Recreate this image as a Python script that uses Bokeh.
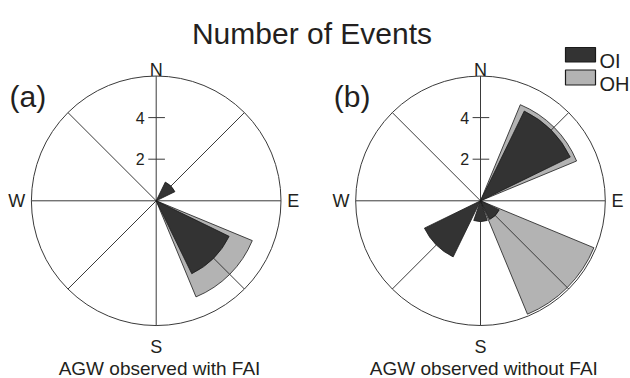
import numpy as np
from bokeh.plotting import figure
from bokeh.models import Range1d, Label
from bokeh.embed import file_html
from bokeh.resources import INLINE

# ---------------- data ----------------
directions = ["N", "NE", "E", "SE", "S", "SW", "W", "NW"]
bearings = [0, 45, 90, 135, 180, 225, 270, 315]
oi_a = [0, 1, 0, 3.9, 0, 0, 0, 0]
oh_a = [0, 0, 0, 5, 0, 0, 0, 0]
oi_b = [0, 4.8, 0, 1, 1, 3, 0, 0]
oh_b = [0, 5, 0, 5.9, 0, 0, 0, 0]
radial_ticks = [2, 4]
r_max = 6
compass = ["N", "E", "S", "W"]
panel_labels = ["(a)", "(b)"]
subtitles = ["AGW observed with FAI", "AGW observed without FAI"]
series = ["OI", "OH"]
title = "Number of Events"

# ---------------- layout ----------------
S = 20.8            # px per unit
W, H = 630, 378
OX, OY = 0, 0
CA = (155.7, 200.3)  # page coords of panel centres
CB = (480.0, 200.3)
FONT = "Liberation Sans"
TXT = "#231f20"
OI_FILL = "#333333"
OH_FILL = "#b3b3b3"
EDGE = "#1a1a1a"
GRID = "#3a3a3a"
OI_W = 38
OH_W = 45


def dx(px):
    return (px - CA[0]) / S


def dy(py):
    return (CA[1] - py) / S


p = figure(width=W, height=H, output_backend="svg", toolbar_location=None,
           x_range=Range1d(dx(OX), dx(OX + W)), y_range=Range1d(dy(OY + H), dy(OY)),
           min_border=0)
p.axis.visible = False
p.grid.visible = False
p.outline_line_color = None
p.background_fill_color = "white"
p.border_fill_color = "white"

centres = [(0.0, 0.0), (dx(CB[0]), 0.0)]
panels = [(oi_a, oh_a), (oi_b, oh_b)]


def wedges(cx, cy, vals, width, fill):
    xs, ys, rs, st, en = [], [], [], [], []
    for b, v in zip(bearings, vals):
        if v > 0:
            xs.append(cx); ys.append(cy); rs.append(v)
            st.append(np.radians(90 - b - width / 2))
            en.append(np.radians(90 - b + width / 2))
    if xs:
        p.wedge(x=xs, y=ys, radius=rs, start_angle=st, end_angle=en,
                fill_color=fill, line_color=EDGE, line_width=0.8)


for (cx, cy), (oi, oh) in zip(centres, panels):
    # outer circle
    p.circle(x=[cx], y=[cy], radius=r_max, fill_color="white",
             line_color=GRID, line_width=1)
    wedges(cx, cy, oh, OH_W, OH_FILL)
    # spokes
    ang = np.radians([90 - b for b in bearings[:4]])
    p.segment(x0=cx - r_max * np.cos(ang), y0=cy - r_max * np.sin(ang),
              x1=cx + r_max * np.cos(ang), y1=cy + r_max * np.sin(ang),
              line_color=GRID, line_width=1)
    wedges(cx, cy, oi, OI_W, OI_FILL)
    # radial ticks
    p.segment(x0=[cx - 0.38] * len(radial_ticks), y0=[cy + t for t in radial_ticks],
              x1=[cx + 0.42] * len(radial_ticks), y1=[cy + t for t in radial_ticks],
              line_color=GRID, line_width=1)
    for t in radial_ticks:
        p.add_layout(Label(x=cx - 0.55, y=cy + t, text=str(t), text_align="right",
                           text_baseline="middle", text_font=FONT,
                           text_font_size="16px", text_color=TXT))
    # compass letters
    off = 0.3
    p.add_layout(Label(x=cx, y=cy + r_max + off, text=compass[0], text_align="center",
                       text_baseline="alphabetic", text_font=FONT,
                       text_font_size="18px", text_color=TXT))
    p.add_layout(Label(x=cx, y=cy - r_max - 1.05, text=compass[2], text_align="center",
                       text_baseline="alphabetic", text_font=FONT,
                       text_font_size="18px", text_color=TXT))
    p.add_layout(Label(x=cx + r_max + off, y=cy, text=compass[1], text_align="left",
                       text_baseline="middle", text_font=FONT,
                       text_font_size="18px", text_color=TXT))
    p.add_layout(Label(x=cx - r_max - off, y=cy, text=compass[3], text_align="right",
                       text_baseline="middle", text_font=FONT,
                       text_font_size="18px", text_color=TXT))

# panel letters
for (cx, cy), lab in zip(centres, panel_labels):
    p.add_layout(Label(x=cx + dx(9), y=dy(95.5), text=lab, text_align="left",
                       text_baseline="alphabetic", text_font=FONT,
                       text_font_size="30px", text_color=TXT))

# subtitles
for (cx, cy), lab in zip(centres, subtitles):
    p.add_layout(Label(x=cx + dx(159), y=dy(367.5), text=lab, text_align="center",
                       text_baseline="alphabetic", text_font=FONT,
                       text_font_size="19px", text_color=TXT))

# title
p.add_layout(Label(x=dx(311.5), y=dy(33), text=title, text_align="center",
                   text_baseline="alphabetic", text_font=FONT,
                   text_font_size="30px", text_color=TXT))

# legend
box_tops = [47, 69.5]
box_bots = [61.5, 84.5]
p.quad(left=[dx(565)] * 2, right=[dx(595)] * 2,
       top=[dy(t) for t in box_tops], bottom=[dy(b) for b in box_bots],
       fill_color=[OI_FILL, OH_FILL], line_color=EDGE, line_width=1.2)
for lab, b in zip(series, box_bots):
    p.add_layout(Label(x=dx(599), y=dy(b - 1), text=lab, text_align="left",
                       text_baseline="alphabetic", text_font=FONT,
                       text_font_size="20px", text_color=TXT))

open("out.html", "w").write(file_html(p, INLINE))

##########

*To do*. Transcribe the whole listing, character for character, but not its images.

*The solution*.
Recreate this image as a Python script that uses Bokeh.
import numpy as np
from bokeh.plotting import figure
from bokeh.models import Range1d, Label
from bokeh.embed import file_html
from bokeh.resources import INLINE

# ---------------- data ----------------
directions = ["N", "NE", "E", "SE", "S", "SW", "W", "NW"]
bearings = [0, 45, 90, 135, 180, 225, 270, 315]
oi_a = [0, 1, 0, 3.9, 0, 0, 0, 0]
oh_a = [0, 0, 0, 5, 0, 0, 0, 0]
oi_b = [0, 4.8, 0, 1, 1, 3, 0, 0]
oh_b = [0, 5, 0, 5.9, 0, 0, 0, 0]
radial_ticks = [2, 4]
r_max = 6
compass = ["N", "E", "S", "W"]
panel_labels = ["(a)", "(b)"]
subtitles = ["AGW observed with FAI", "AGW observed without FAI"]
series = ["OI", "OH"]
title = "Number of Events"

# ---------------- layout ----------------
S = 20.8            # px per unit
W, H = 630, 378
OX, OY = 0, 0
CA = (155.7, 200.3)  # page coords of panel centres
CB = (480.0, 200.3)
FONT = "Liberation Sans"
TXT = "#231f20"
OI_FILL = "#333333"
OH_FILL = "#b3b3b3"
EDGE = "#1a1a1a"
GRID = "#3a3a3a"
OI_W = 38
OH_W = 45


def dx(px):
    return (px - CA[0]) / S


def dy(py):
    return (CA[1] - py) / S


p = figure(width=W, height=H, output_backend="svg", toolbar_location=None,
           x_range=Range1d(dx(OX), dx(OX + W)), y_range=Range1d(dy(OY + H), dy(OY)),
           min_border=0)
p.axis.visible = False
p.grid.visible = False
p.outline_line_color = None
p.background_fill_color = "white"
p.border_fill_color = "white"

centres = [(0.0, 0.0), (dx(CB[0]), 0.0)]
panels = [(oi_a, oh_a), (oi_b, oh_b)]


def wedges(cx, cy, vals, width, fill):
    xs, ys, rs, st, en = [], [], [], [], []
    for b, v in zip(bearings, vals):
        if v > 0:
            xs.append(cx); ys.append(cy); rs.append(v)
            st.append(np.radians(90 - b - width / 2))
            en.append(np.radians(90 - b + width / 2))
    if xs:
        p.wedge(x=xs, y=ys, radius=rs, start_angle=st, end_angle=en,
                fill_color=fill, line_color=EDGE, line_width=0.8)


for (cx, cy), (oi, oh) in zip(centres, panels):
    # outer circle
    p.circle(x=[cx], y=[cy], radius=r_max, fill_color="white",
             line_color=GRID, line_width=1)
    wedges(cx, cy, oh, OH_W, OH_FILL)
    # spokes
    ang = np.radians([90 - b for b in bearings[:4]])
    p.segment(x0=cx - r_max * np.cos(ang), y0=cy - r_max * np.sin(ang),
              x1=cx + r_max * np.cos(ang), y1=cy + r_max * np.sin(ang),
              line_color=GRID, line_width=1)
    wedges(cx, cy, oi, OI_W, OI_FILL)
    # radial ticks
    p.segment(x0=[cx - 0.38] * len(radial_ticks), y0=[cy + t for t in radial_ticks],
              x1=[cx + 0.42] * len(radial_ticks), y1=[cy + t for t in radial_ticks],
              line_color=GRID, line_width=1)
    for t in radial_ticks:
        p.add_layout(Label(x=cx - 0.55, y=cy + t, text=str(t), text_align="right",
                           text_baseline="middle", text_font=FONT,
                           text_font_size="16px", text_color=TXT))
    # compass letters
    off = 0.3
    p.add_layout(Label(x=cx, y=cy + r_max + off, text=compass[0], text_align="center",
                       text_baseline="alphabetic", text_font=FONT,
                       text_font_size="18px", text_color=TXT))
    p.add_layout(Label(x=cx, y=cy - r_max - 1.05, text=compass[2], text_align="center",
                       text_baseline="alphabetic", text_font=FONT,
                       text_font_size="18px", text_color=TXT))
    p.add_layout(Label(x=cx + r_max + off, y=cy, text=compass[1], text_align="left",
                       text_baseline="middle", text_font=FONT,
                       text_font_size="18px", text_color=TXT))
    p.add_layout(Label(x=cx - r_max - off, y=cy, text=compass[3], text_align="right",
                       text_baseline="middle", text_font=FONT,
                       text_font_size="18px", text_color=TXT))

# panel letters
for (cx, cy), lab in zip(centres, panel_labels):
    p.add_layout(Label(x=cx + dx(9), y=dy(95.5), text=lab, text_align="left",
                       text_baseline="alphabetic", text_font=FONT,
                       text_font_size="30px", text_color=TXT))

# subtitles
for (cx, cy), lab in zip(centres, subtitles):
    p.add_layout(Label(x=cx + dx(159), y=dy(367.5), text=lab, text_align="center",
                       text_baseline="alphabetic", text_font=FONT,
                       text_font_size="19px", text_color=TXT))

# title
p.add_layout(Label(x=dx(311.5), y=dy(33), text=title, text_align="center",
                   text_baseline="alphabetic", text_font=FONT,
                   text_font_size="30px", text_color=TXT))

# legend
box_tops = [47, 69.5]
box_bots = [61.5, 84.5]
p.quad(left=[dx(565)] * 2, right=[dx(595)] * 2,
       top=[dy(t) for t in box_tops], bottom=[dy(b) for b in box_bots],
       fill_color=[OI_FILL, OH_FILL], line_color=EDGE, line_width=1.2)
for lab, b in zip(series, box_bots):
    p.add_layout(Label(x=dx(599), y=dy(b - 1), text=lab, text_align="left",
                       text_baseline="alphabetic", text_font=FONT,
                       text_font_size="20px", text_color=TXT))

open("out.html", "w").write(file_html(p, INLINE))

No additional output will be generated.